Rechter straft Greenpeace: laster en geweldactivisme komen hen duur te staan

Een jury in de Amerikaanse staat North Dakota heeft Greenpeace veroordeeld tot een schadevergoeding van 667 miljoen dollar. De milieuorganisatie werd schuldig bevonden aan laster en betrokkenheid bij gewelddadige acties tegen de aanleg van een oliepijpleiding. Het grootste deel van de boete, bijna 404 miljoen dollar, moet worden betaald door Greenpeace USA. Greenpeace International en het Greenpeace Fund moeten elk 131 miljoen dollar betalen.
De zaak draait om de protesten in 2016 en 2017 tegen de Dakota Access Pipeline, een pijpleiding die door het Standing Rock-reservaat in North Dakota loopt. Milieuactivisten en inheemse groepen voerden maandenlang actie tegen het project, waarbij Greenpeace een leidende rol speelde. Volgens het Texaanse bedrijf Energy Transfer, eigenaar van de pijpleiding, veroorzaakten de protesten aanzienlijke schade, zowel financieel als materieel.
Energy Transfer beweerde dat Greenpeace bewust valse informatie verspreidde over het milieueffect van de pijpleiding en oproepen deed tot geweld en vernielingen. Het bedrijf eiste in eerste instantie 300 miljoen dollar schadevergoeding, maar de jury kwam uiteindelijk tot een veel hoger bedrag.
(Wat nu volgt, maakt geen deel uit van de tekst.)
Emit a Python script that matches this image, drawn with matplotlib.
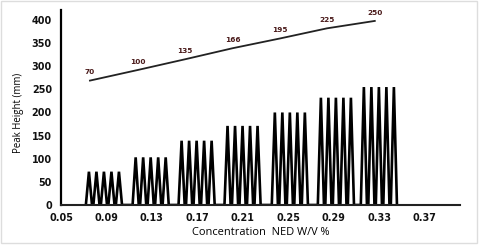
import numpy as np
import matplotlib
matplotlib.use('Agg')
from matplotlib import pyplot as plt
from matplotlib.patches import Rectangle

# middle peak of each group of five injections
group_conc = [0.0878, 0.1289, 0.1693, 0.2097, 0.2513, 0.2918, 0.3296]
peak_height = [72, 103, 139, 171, 200, 232, 255]
n_inject = 5
peak_step = 0.0066
half_base = 0.0027

# calibration line and its labels
line_x = [0.0755, 0.1177, 0.1590, 0.2010, 0.2425, 0.2840, 0.3260]
line_y = [269, 292, 315, 339, 360, 382, 398]
line_labels = ['70', '100', '135', '166', '195', '225', '250']

xticks = [0.05, 0.09, 0.13, 0.17, 0.21, 0.25, 0.29, 0.33, 0.37]
yticks = [0, 50, 100, 150, 200, 250, 300, 350, 400]

fig = plt.figure(figsize=(4.8, 2.46), dpi=100)
ax = fig.add_axes([0.127, 0.1667, 0.831, 0.7926])

# zigzag trace for the peaks
xs, ys = [], []
for c, h in zip(group_conc, peak_height):
    for k in range(n_inject):
        p = c + (k - 2) * peak_step
        xs += [p - half_base, p, p + half_base]
        ys += [0, h, 0]
ax.plot(xs, ys, color='black', lw=1.9, solid_joinstyle='miter')

ax.plot(line_x, line_y, color='#222222', lw=1.3)
for x, y, t in zip(line_x, line_y, line_labels):
    ax.text(x, y + 11, t, ha='center', va='bottom', fontsize=5.3,
            fontweight='bold', color='#4a1a1a')

ax.set_xlim(0.05, 0.4008)
ax.set_ylim(0, 421.6)
ax.set_xticks(xticks)
ax.set_xticklabels(['%.2f' % v for v in xticks])
ax.set_yticks(yticks)
ax.tick_params(length=0, labelsize=6.9, colors='#111111')
ax.tick_params(axis='y', pad=6.5)
ax.tick_params(axis='x', pad=5.5)
for lab in ax.get_xticklabels() + ax.get_yticklabels():
    lab.set_fontweight('bold')

for s in ['top', 'right']:
    ax.spines[s].set_visible(False)
ax.spines['left'].set_linewidth(1.6)
ax.spines['bottom'].set_linewidth(1.5)
ax.spines['bottom'].set_color('#222222')

ax.set_ylabel('Peak Height (mm)', fontsize=6.9, family='Open Sans')
ax.yaxis.set_label_coords(-0.093, 0.47)
ax.set_xlabel('Concentration  NED W/V %', fontsize=7.9, family='Open Sans', labelpad=3)

fig.patches.append(Rectangle((0.002, 0.012), 0.992, 0.982, transform=fig.transFigure,
                             fill=False, edgecolor='#dddddd', lw=1))

fig.savefig('out.png', dpi=100)
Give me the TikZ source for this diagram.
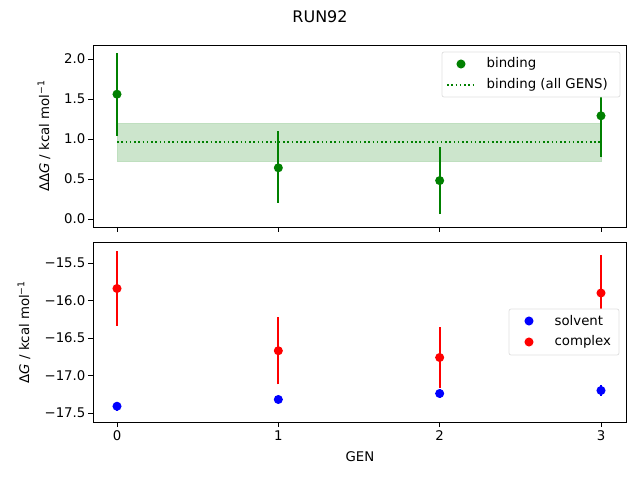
\documentclass[tikz,border=0pt]{standalone}
\usepackage{fontspec}
\setmainfont{DejaVu Sans}
\definecolor{mplgreen}{RGB}{0,128,0}
\newcommand{\Gx}[1]{117+161.33*#1}
\newcommand{\Ty}[1]{219-80*(#1)}
\newcommand{\By}[1]{263-75*((#1)+15.5)}
\newcommand{\unitlbl}{ / kcal mol\textsuperscript{−1}}
\tikzset{
  tick/.style={line width=0.6pt},
  ticklbl/.style={font=\fontsize{10}{12}\selectfont, inner sep=1pt},
  errbar/.style={line width=1.5pt},
  dot/.style={circle, fill, inner sep=0pt, minimum size=6.8pt},
  legendbox/.style={draw=black!12, fill=white, rounded corners=1.5pt, line width=0.6pt}
}
\begin{document}
\begin{tikzpicture}[x=0.0264cm, y=-0.0264cm]
  \useasboundingbox (0,0) rectangle (640,480);
  \node[font=\fontsize{12}{14}\selectfont] (title) at (320,17) {RUN92};

  % top panel: binding
  \fill[mplgreen!20] ({\Gx{0}},{\Ty{0.72}}) rectangle ({\Gx{3}},{\Ty{1.2}});
  \draw[mplgreen!25, line width=0.6pt] ({\Gx{0}},{\Ty{0.72}}) rectangle ({\Gx{3}},{\Ty{1.2}});
  \draw[mplgreen, dotted, line width=1.2pt] ({\Gx{0}},{\Ty{0.96}}) -- ({\Gx{3}},{\Ty{0.96}});
  \foreach \g/\v/\lo/\hi in {0/1.56/1.04/2.07, 1/0.64/0.20/1.10, 2/0.48/0.06/0.90, 3/1.29/0.78/1.80}{
    \draw[errbar, mplgreen] ({\Gx{\g}},{\Ty{\lo}}) -- ({\Gx{\g}},{\Ty{\hi}});
    \node[dot, mplgreen] (bind\g) at ({\Gx{\g}},{\Ty{\v}}) {};
  }
  \draw[line width=0.6pt] (93,45) rectangle (626,227);
  \foreach \v in {0.0,0.5,1.0,1.5,2.0}{
    \draw[tick] (93,{\Ty{\v}}) -- (88,{\Ty{\v}});
    \node[ticklbl, anchor=east] (ty\v) at (87,{\Ty{\v}}) {\v};
  }
  \foreach \g in {0,...,3}
    \draw[tick] ({\Gx{\g}},227) -- ({\Gx{\g}},232);
  \node[ticklbl, rotate=90] (toplbl) at (44,136) {ΔΔ\textit{G}\unitlbl};
  \draw[legendbox] (442,52) rectangle (620,97);
  \node[dot, mplgreen] (legbind) at (461,64) {};
  \node[ticklbl, anchor=west] (legbindtxt) at (485,64) {binding};
  \draw[mplgreen, dotted, line width=1.2pt] (447,85) -- (475,85);
  \node[ticklbl, anchor=west] (legalltxt) at (485,85) {binding (all GENS)};

  % bottom panel: solvent and complex
  \foreach \g/\v/\e in {0/-15.84/0.50, 1/-16.67/0.45, 2/-16.76/0.41, 3/-15.90/0.50}{
    \draw[errbar, red] ({\Gx{\g}},{\By{\v-\e}}) -- ({\Gx{\g}},{\By{\v+\e}});
    \node[dot, red] (cplx\g) at ({\Gx{\g}},{\By{\v}}) {};
  }
  \foreach \g/\v/\e in {0/-17.41/0.06, 1/-17.32/0.05, 2/-17.24/0.06, 3/-17.20/0.07}{
    \draw[errbar, blue] ({\Gx{\g}},{\By{\v-\e}}) -- ({\Gx{\g}},{\By{\v+\e}});
    \node[dot, blue] (solv\g) at ({\Gx{\g}},{\By{\v}}) {};
  }
  \draw[line width=0.6pt] (93,242) rectangle (626,422);
  \foreach \v/\t in {-15.5/15.5,-16.0/16.0,-16.5/16.5,-17.0/17.0,-17.5/17.5}{
    \draw[tick] (93,{\By{\v}}) -- (88,{\By{\v}});
    \node[ticklbl, anchor=east] (by\t) at (87,{\By{\v}}) {−\t};
  }
  \foreach \g in {0,...,3}{
    \draw[tick] ({\Gx{\g}},422) -- ({\Gx{\g}},427);
    \node[ticklbl, anchor=north] (gx\g) at ({\Gx{\g}},429) {\g};
  }
  \node[ticklbl] (xlbl) at (360,457) {GEN};
  \node[ticklbl, rotate=90] (botlbl) at (24,332) {Δ\textit{G}\unitlbl};
  \draw[legendbox] (509,309) rectangle (619,355);
  \node[dot, blue] (legsolv) at (529,321) {};
  \node[ticklbl, anchor=west] (legsolvtxt) at (553,321) {solvent};
  \node[dot, red] (legcplx) at (529,342) {};
  \node[ticklbl, anchor=west] (legcplxtxt) at (553,342) {complex};
\end{tikzpicture}
\end{document}
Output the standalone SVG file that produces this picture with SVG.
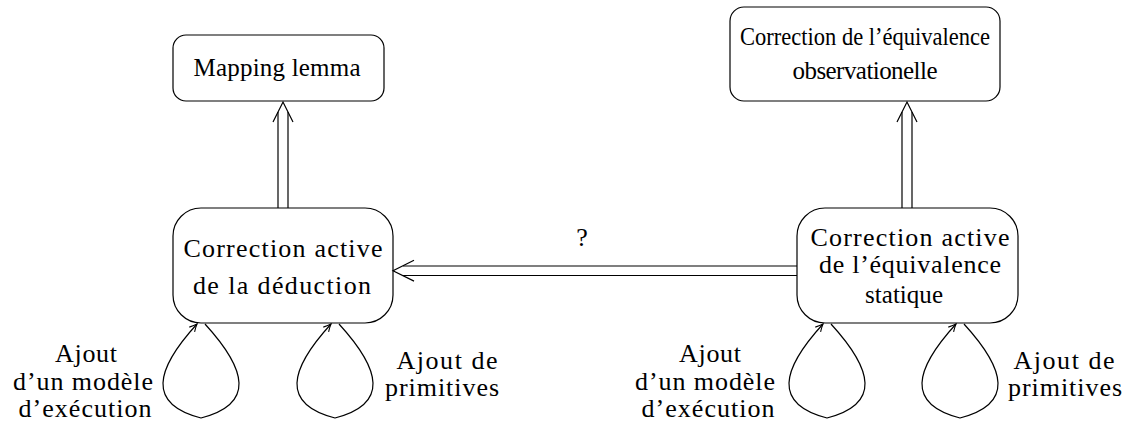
<svg xmlns="http://www.w3.org/2000/svg" width="1130" height="421" viewBox="0 0 1130 421">
<style>
.box{fill:#fff;stroke:#000;stroke-width:1.2}
.t{font-family:"Liberation Serif","Times New Roman",serif;font-size:26px;fill:#000;text-anchor:middle}
.tt{font-family:"Liberation Serif","Times New Roman",serif;font-size:25px;fill:#000;text-anchor:middle}
.ts{font-size:25px}
.ln{fill:none;stroke:#000;stroke-width:1.2}
</style>
<defs>
<marker id="ah" markerUnits="userSpaceOnUse" markerWidth="12" markerHeight="12" refX="0" refY="0" viewBox="-10 -6 12 12" orient="auto" overflow="visible">
<path d="M -7.5 -3.6 Q -3 -1 0 0 Q -3 1 -7.5 3.6" fill="none" stroke="#000" stroke-width="1.1"/>
</marker>
</defs>
<rect width="1130" height="421" fill="#fff"/>
<g id="mapping">
<rect class="box" x="173" y="35" width="211" height="66" rx="13"/>
<text class="tt" x="277" y="76" textLength="167">Mapping lemma</text>
</g>
<g id="obs">
<rect class="box" x="730" y="7" width="270" height="94" rx="14"/>
<text class="t ts" x="865" y="45" textLength="250" lengthAdjust="spacingAndGlyphs">Correction de l’équivalence</text>
<text class="t ts" x="865" y="79" textLength="145">observationelle</text>
</g>
<g id="deduction">
<rect class="box" x="173" y="208" width="220" height="115" rx="28"/>
<text class="t" x="283" y="257" textLength="199">Correction active</text>
<text class="t" x="282" y="294" textLength="178">de la déduction</text>
</g>
<g id="statique">
<rect class="box" x="797" y="208" width="221" height="115" rx="28"/>
<text class="t" x="910" y="246" textLength="199">Correction active</text>
<text class="t" x="910" y="273" textLength="182">de l’équivalence</text>
<text class="tt" x="904" y="303" textLength="78">statique</text>
</g>
<g id="labels">
<text class="t" x="86" y="362" textLength="62">Ajout</text>
<text class="t" x="83" y="390" textLength="140">d’un modèle</text>
<text class="t" x="85" y="417" textLength="133">d’exécution</text>
<text class="t" x="447" y="369" textLength="101">Ajout de</text>
<text class="t" x="442" y="396" textLength="114">primitives</text>
<text class="t" x="710" y="362" textLength="62">Ajout</text>
<text class="t" x="705" y="390" textLength="140">d’un modèle</text>
<text class="t" x="708" y="417" textLength="133">d’exécution</text>
<text class="t" x="1064" y="369" textLength="101">Ajout de</text>
<text class="t" x="1065" y="396" textLength="114">primitives</text>
</g>
<g id="connectors">
<g id="e1">
<line class="ln" x1="278" y1="208" x2="278" y2="112"/>
<line class="ln" x1="288" y1="208" x2="288" y2="112"/>
<path class="ln" d="M 273 122 L 283 102 L 293 122"/>
</g>
<g id="e2">
<line class="ln" x1="902" y1="208" x2="902" y2="112"/>
<line class="ln" x1="912" y1="208" x2="912" y2="112"/>
<path class="ln" d="M 897 122 L 907 102 L 917 122"/>
</g>
<g id="e3">
<line class="ln" x1="797" y1="266" x2="403" y2="266"/>
<line class="ln" x1="797" y1="275.5" x2="403" y2="275.5"/>
<path class="ln" d="M 414 260.3 L 393 270.7 L 414 281.1"/>
<text class="t" x="582" y="246">?</text>
</g>
<g id="loops">
<path class="ln" marker-end="url(#ah)" d="M 4 0 C 46 46 54 80 0 94 C -54 80 -46 46 -4 0" transform="translate(201,324)"/>
<path class="ln" marker-end="url(#ah)" d="M 4 0 C 46 46 54 80 0 94 C -54 80 -46 46 -4 0" transform="translate(335,324)"/>
<path class="ln" marker-end="url(#ah)" d="M 4 0 C 46 46 54 80 0 94 C -54 80 -46 46 -4 0" transform="translate(827,324)"/>
<path class="ln" marker-end="url(#ah)" d="M 4 0 C 46 46 54 80 0 94 C -54 80 -46 46 -4 0" transform="translate(960,324)"/>
</g>
</g>
</svg>
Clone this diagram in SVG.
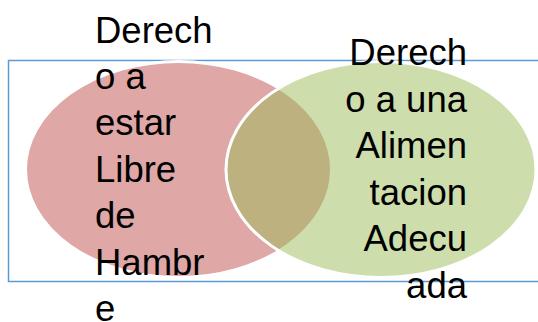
<svg xmlns="http://www.w3.org/2000/svg" width="538" height="322" viewBox="0 0 538 322">
<style>
.frame{fill:none;stroke:#5B9BD5;stroke-width:1.5}
.circ{stroke:#FFFFFF;stroke-width:3;fill-opacity:0.5}
.lbl{font-family:"Liberation Sans",Arial,sans-serif;font-size:36.5px;fill:#000000}
</style>
<rect class="frame" x="8.5" y="60.5" width="545" height="221"/>
<g id="node-hambre">
<ellipse class="circ" cx="178.5" cy="169.5" rx="153" ry="108" fill="#C0504D"/>
</g>
<g id="node-alimentacion">
<ellipse class="circ" cx="381" cy="169.5" rx="155" ry="108" fill="#9BBB59"/>
</g>
<g id="labels">
<text class="lbl"><tspan x="95" y="42.7">Derech</tspan><tspan x="95" y="89">o a</tspan><tspan x="95" y="135.4">estar</tspan><tspan x="95" y="181.8">Libre</tspan><tspan x="95" y="228.2">de</tspan><tspan x="95" y="274.6">Hambr</tspan><tspan x="95" y="321">e</tspan></text>
<text class="lbl" text-anchor="end"><tspan x="467" y="65">Derech</tspan><tspan x="467" y="111.6">o a una</tspan><tspan x="467" y="158.2">Alimen</tspan><tspan x="467" y="204.8">tacion</tspan><tspan x="467" y="251.4">Adecu</tspan><tspan x="467" y="298">ada</tspan></text>
</g>
</svg>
Greenpeace heeft aangekondigd in hoger beroep te gaan. Volgens de organisatie is de uitspraak een aanval op het recht op protest en is het proces een voorbeeld van SLAPP-zaken (Strategic Lawsuits Against Public Participation). Dit soort rechtszaken wordt door grote bedrijven gebruikt om tegenstanders financieel en juridisch uit te putten, stelt de milieuorganisatie.